Management recommendations
We recommend creating field margins for ‘as long as possible’ at the same location, as this will increase the number of taxonomic groups present in these structures, thereby promoting a variety of functions, leading to healthy ecological systems (Brussaard et al.
2007). In contrast, most agri-environmental schemes last only for a limited number of years (Kleijn et al.
2006), a situation that needs to be changed if better conservation results are to be achieved. However, old margins where no plant biomass is removed provide habitat for many herbivores and may also lead to less suitable situations for predators. To benefit farmers, then, these margins need to be managed differently.

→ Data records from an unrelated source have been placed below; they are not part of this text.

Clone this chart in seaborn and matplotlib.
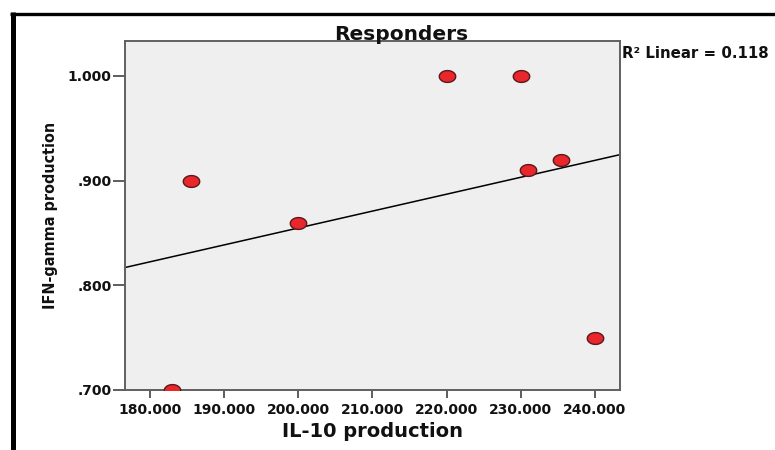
import numpy as np
import pandas as pd
import matplotlib
matplotlib.use("Agg")
import matplotlib.pyplot as plt
from matplotlib.path import Path
from matplotlib.lines import Line2D
from matplotlib.ticker import FuncFormatter
import seaborn as sns

# Data
il10 = [183.0, 185.5, 200.0, 220.0, 230.0, 231.0, 235.5, 240.0]
ifng = [0.700, 0.900, 0.860, 1.000, 1.000, 0.910, 0.920, 0.750]
x_ticks = [180, 190, 200, 210, 220, 230, 240]
y_ticks = [0.700, 0.800, 0.900, 1.000]
title = "Responders"
r2_label = "R\u00b2 Linear = 0.118"

df = pd.DataFrame({"IL-10 production": il10, "IFN-gamma production": ifng})

sns.set_style("white")
plt.rcParams["font.family"] = ["DejaVu Sans"]

fig = plt.figure(figsize=(7.75, 4.5), dpi=100)
ax = fig.add_axes([125 / 775, 60 / 450, 495 / 775, 349 / 450])
ax.set_facecolor("#efefef")
ax.set_xlim(176.6, 243.4)
ax.set_ylim(0.700, 1.0334)

# elliptical marker (the reference is horizontally stretched)
t = np.linspace(0, 2 * np.pi, 60)
ell = Path(np.column_stack([np.cos(t), 0.72 * np.sin(t)]), closed=True)

sns.regplot(data=df, x="IL-10 production", y="IFN-gamma production", ax=ax,
            ci=None, truncate=False, color="#e8262b", marker=ell,
            scatter_kws={"s": 140, "edgecolor": "#5a1a1a", "linewidths": 1.0,
                         "alpha": 1, "zorder": 3},
            line_kws={"color": "black", "lw": 1.1, "zorder": 2})

ax.set_xticks(x_ticks)
ax.set_yticks(y_ticks)
ax.xaxis.set_major_formatter(FuncFormatter(lambda v, p: f"{v:.3f}"))
ax.yaxis.set_major_formatter(FuncFormatter(lambda v, p: f"{v:.3f}".lstrip("0")))

for s in ax.spines.values():
    s.set_visible(True)
    s.set_color("#606060")
    s.set_linewidth(1.4)

ax.tick_params(axis="x", direction="out", length=6, width=1.3, color="#505050",
               pad=3.5, labelsize=10, bottom=True)
ax.tick_params(axis="y", direction="out", length=8.5, width=1.3, color="#505050",
               pad=1, labelsize=10, left=True)
for lab in ax.get_xticklabels() + ax.get_yticklabels():
    lab.set_fontweight("bold")
    lab.set_color("#111111")

ax.set_xlabel("IL-10 production", fontsize=14, fontweight="bold", color="#111111")
ax.xaxis.set_label_coords(0.5, -0.135)
ax.xaxis.label.set_va("baseline")
ax.set_ylabel("IFN-gamma production", fontsize=11.5, fontweight="bold",
              color="#111111", fontstretch="condensed")
ax.yaxis.label.set_va("center")
ax.yaxis.set_label_coords(-0.1515, 0.5)

fig.text(401 / 775, (450 - 39.5) / 450, title, ha="center", va="baseline",
         fontsize=14.5, fontweight="bold", color="#111111")
fig.text(622 / 775, (450 - 58) / 450, r2_label, ha="left", va="baseline",
         fontsize=10.8, fontweight="bold", color="#111111")

# thick black frame lines (left and top)
fig.add_artist(Line2D([12.5 / 775, 12.5 / 775], [0, (450 - 12) / 450],
                      transform=fig.transFigure, color="black", lw=3.6,
                      solid_capstyle="butt"))
fig.add_artist(Line2D([10 / 775, 1.0], [(450 - 13.5) / 450, (450 - 13.5) / 450],
                      transform=fig.transFigure, color="black", lw=2.4,
                      solid_capstyle="butt"))

fig.savefig("out.png", dpi=100)
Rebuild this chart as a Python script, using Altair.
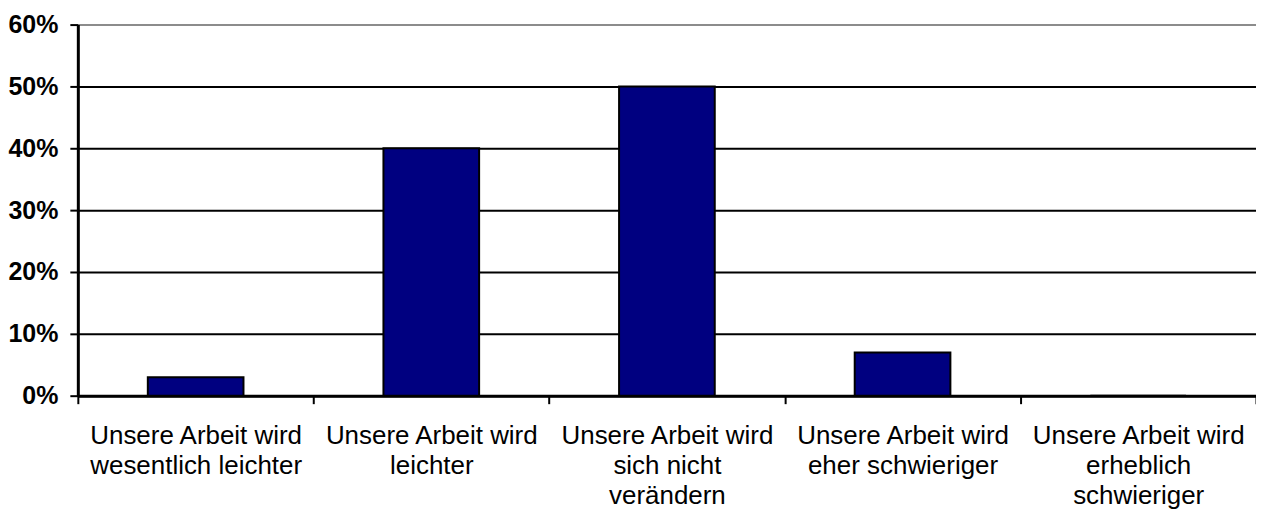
import altair as alt
import pandas as pd

# Data
label_lines = [
    ["Unsere Arbeit wird", "wesentlich leichter"],
    ["Unsere Arbeit wird", "leichter"],
    ["Unsere Arbeit wird", "sich nicht", "verändern"],
    ["Unsere Arbeit wird", "eher schwieriger"],
    ["Unsere Arbeit wird", "erheblich", "schwieriger"],
]
categories = ["|".join(l) for l in label_lines]
values = [0.03, 0.40, 0.50, 0.07, 0.00]
y_ticks = [0.0, 0.1, 0.2, 0.3, 0.4, 0.5, 0.6]

df = pd.DataFrame({"cat": categories, "val": values})

FONT = "Liberation Sans"

chart = (
    alt.Chart(df)
    .mark_bar(color="#000080", stroke="black", strokeWidth=2, width=alt.RelativeBandSize(0.406))
    .encode(
        x=alt.X(
            "cat:N",
            sort=categories,
            title=None,
            scale=alt.Scale(paddingInner=0, paddingOuter=0),
            axis=alt.Axis(
                labelAngle=0,
                labelExpr="split(datum.label, '|')",
                labelFont=FONT,
                labelFontSize=26,
                labelLineHeight=30,
                labelColor="black",
                labelLimit=0,
                labelPadding=19,
                ticks=True,
                tickBand="extent",
                tickSize=8,
                tickWidth=2,
                tickColor="black",
                domainColor="black",
                domainWidth=3,
                grid=False,
            ),
        ),
        y=alt.Y(
            "val:Q",
            title=None,
            scale=alt.Scale(domain=[0, 0.6], nice=False),
            axis=alt.Axis(
                values=y_ticks,
                format=".0%",
                labelFont=FONT,
                labelFontSize=25,
                labelFontWeight="bold",
                labelColor="black",
                labelPadding=12,
                tickSize=8,
                tickWidth=2,
                tickColor="black",
                domainColor="black",
                domainWidth=3,
                grid=True,
                gridWidth=2,
                gridColor={"condition": {"test": "datum.value >= 0.6", "value": "#8c8c8c"}, "value": "black"},
            ),
        ),
    )
    .properties(
        width=1181,
        height=372,
        autosize=alt.AutoSizeParams(type="none"),
        padding={"left": 70, "top": 16, "right": 0, "bottom": 125},
    )
    .configure_view(stroke="#8c8c8c", strokeWidth=2)
    .configure(background="white")
)

chart.save("out.html", embed_options={"renderer": "svg", "actions": False})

Since scarification, in particular, can be detrimental to many soil and ground-dwelling organisms (Smith et al.
2008b), re-establishing margins will not be the best option. An alternative is to introduce a hay-making management regime, with the vegetation being cut once a year, for example (Hovd and Skogen
2005; De Cauwer et al.
2005; Manhoudt et al.
2007). Margins can then still be established to last for a long time, but with plant biomass now being removed and vegetation succession set-back, thus providing less suitable conditions for high herbivore abundances while probably promoting predators. In addition, margins managed for hay-making will have fewer noxious weeds (De Cauwer et al.
2008), but greater plant diversity (Schaffers
2002; Musters et al.
2009; Blomqvist et al.
2009), which might in turn permit higher invertebrate diversity (Thomas and Marshall
1999; Asteraki et al.
2004) and more flower-visiting insects (Noordijk et al.
2009). The actual effect of hay-making on invertebrate species richness in arable field margins needs further study. As the possibilities for overwintering invertebrates increases with vegetation cover in winter, in the case of a hay-making management regime we recommend mowing the margins not too late in autumn (and preferably in late summer), permitting a certain amount of subsequent re-growth and thus providing sufficient overwintering opportunities.